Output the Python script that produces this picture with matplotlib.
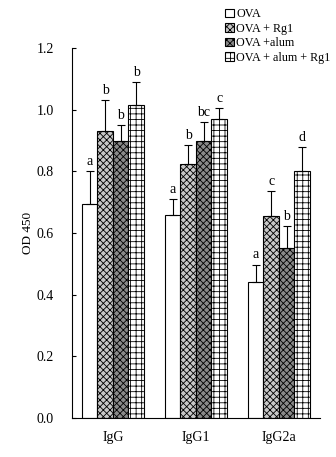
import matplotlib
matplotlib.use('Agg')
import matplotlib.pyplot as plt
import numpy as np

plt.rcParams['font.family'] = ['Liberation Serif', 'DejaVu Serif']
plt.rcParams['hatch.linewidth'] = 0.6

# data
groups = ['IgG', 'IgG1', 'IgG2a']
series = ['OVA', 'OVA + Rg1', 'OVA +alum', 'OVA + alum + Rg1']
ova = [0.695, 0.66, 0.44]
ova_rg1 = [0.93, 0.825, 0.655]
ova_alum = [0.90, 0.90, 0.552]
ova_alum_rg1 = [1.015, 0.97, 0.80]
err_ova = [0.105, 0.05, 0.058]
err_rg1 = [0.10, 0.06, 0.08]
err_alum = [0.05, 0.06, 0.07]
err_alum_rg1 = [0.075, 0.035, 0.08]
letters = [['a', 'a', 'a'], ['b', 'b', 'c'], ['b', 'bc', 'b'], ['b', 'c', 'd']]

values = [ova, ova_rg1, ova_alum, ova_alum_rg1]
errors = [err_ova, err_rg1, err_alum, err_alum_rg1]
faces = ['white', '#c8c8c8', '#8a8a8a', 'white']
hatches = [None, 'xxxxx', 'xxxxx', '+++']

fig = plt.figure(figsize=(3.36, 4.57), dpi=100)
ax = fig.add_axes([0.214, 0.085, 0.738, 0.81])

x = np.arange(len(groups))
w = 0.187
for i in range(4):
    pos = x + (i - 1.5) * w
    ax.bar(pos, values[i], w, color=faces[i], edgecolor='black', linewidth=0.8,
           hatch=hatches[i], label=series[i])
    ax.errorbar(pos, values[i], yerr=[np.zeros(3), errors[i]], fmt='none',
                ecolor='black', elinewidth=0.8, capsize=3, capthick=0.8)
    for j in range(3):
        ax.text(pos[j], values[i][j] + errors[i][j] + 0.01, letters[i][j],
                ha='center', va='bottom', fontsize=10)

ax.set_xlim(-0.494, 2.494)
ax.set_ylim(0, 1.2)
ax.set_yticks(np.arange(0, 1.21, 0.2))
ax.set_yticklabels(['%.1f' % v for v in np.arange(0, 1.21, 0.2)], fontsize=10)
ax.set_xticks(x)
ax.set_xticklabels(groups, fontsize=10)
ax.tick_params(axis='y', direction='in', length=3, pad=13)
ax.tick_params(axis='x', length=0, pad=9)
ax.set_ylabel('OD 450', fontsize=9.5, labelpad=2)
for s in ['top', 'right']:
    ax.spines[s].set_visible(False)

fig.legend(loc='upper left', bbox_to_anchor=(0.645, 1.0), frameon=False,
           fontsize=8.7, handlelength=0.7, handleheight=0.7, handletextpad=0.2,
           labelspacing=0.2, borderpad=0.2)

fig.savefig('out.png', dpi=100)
----
● AIM
Copy out each line word for word, please, skipping the images.

● WORKED ANSWER
Output the Python script that produces this picture with matplotlib.
import matplotlib
matplotlib.use('Agg')
import matplotlib.pyplot as plt
import numpy as np

plt.rcParams['font.family'] = ['Liberation Serif', 'DejaVu Serif']
plt.rcParams['hatch.linewidth'] = 0.6

# data
groups = ['IgG', 'IgG1', 'IgG2a']
series = ['OVA', 'OVA + Rg1', 'OVA +alum', 'OVA + alum + Rg1']
ova = [0.695, 0.66, 0.44]
ova_rg1 = [0.93, 0.825, 0.655]
ova_alum = [0.90, 0.90, 0.552]
ova_alum_rg1 = [1.015, 0.97, 0.80]
err_ova = [0.105, 0.05, 0.058]
err_rg1 = [0.10, 0.06, 0.08]
err_alum = [0.05, 0.06, 0.07]
err_alum_rg1 = [0.075, 0.035, 0.08]
letters = [['a', 'a', 'a'], ['b', 'b', 'c'], ['b', 'bc', 'b'], ['b', 'c', 'd']]

values = [ova, ova_rg1, ova_alum, ova_alum_rg1]
errors = [err_ova, err_rg1, err_alum, err_alum_rg1]
faces = ['white', '#c8c8c8', '#8a8a8a', 'white']
hatches = [None, 'xxxxx', 'xxxxx', '+++']

fig = plt.figure(figsize=(3.36, 4.57), dpi=100)
ax = fig.add_axes([0.214, 0.085, 0.738, 0.81])

x = np.arange(len(groups))
w = 0.187
for i in range(4):
    pos = x + (i - 1.5) * w
    ax.bar(pos, values[i], w, color=faces[i], edgecolor='black', linewidth=0.8,
           hatch=hatches[i], label=series[i])
    ax.errorbar(pos, values[i], yerr=[np.zeros(3), errors[i]], fmt='none',
                ecolor='black', elinewidth=0.8, capsize=3, capthick=0.8)
    for j in range(3):
        ax.text(pos[j], values[i][j] + errors[i][j] + 0.01, letters[i][j],
                ha='center', va='bottom', fontsize=10)

ax.set_xlim(-0.494, 2.494)
ax.set_ylim(0, 1.2)
ax.set_yticks(np.arange(0, 1.21, 0.2))
ax.set_yticklabels(['%.1f' % v for v in np.arange(0, 1.21, 0.2)], fontsize=10)
ax.set_xticks(x)
ax.set_xticklabels(groups, fontsize=10)
ax.tick_params(axis='y', direction='in', length=3, pad=13)
ax.tick_params(axis='x', length=0, pad=9)
ax.set_ylabel('OD 450', fontsize=9.5, labelpad=2)
for s in ['top', 'right']:
    ax.spines[s].set_visible(False)

fig.legend(loc='upper left', bbox_to_anchor=(0.645, 1.0), frameon=False,
           fontsize=8.7, handlelength=0.7, handleheight=0.7, handletextpad=0.2,
           labelspacing=0.2, borderpad=0.2)

fig.savefig('out.png', dpi=100)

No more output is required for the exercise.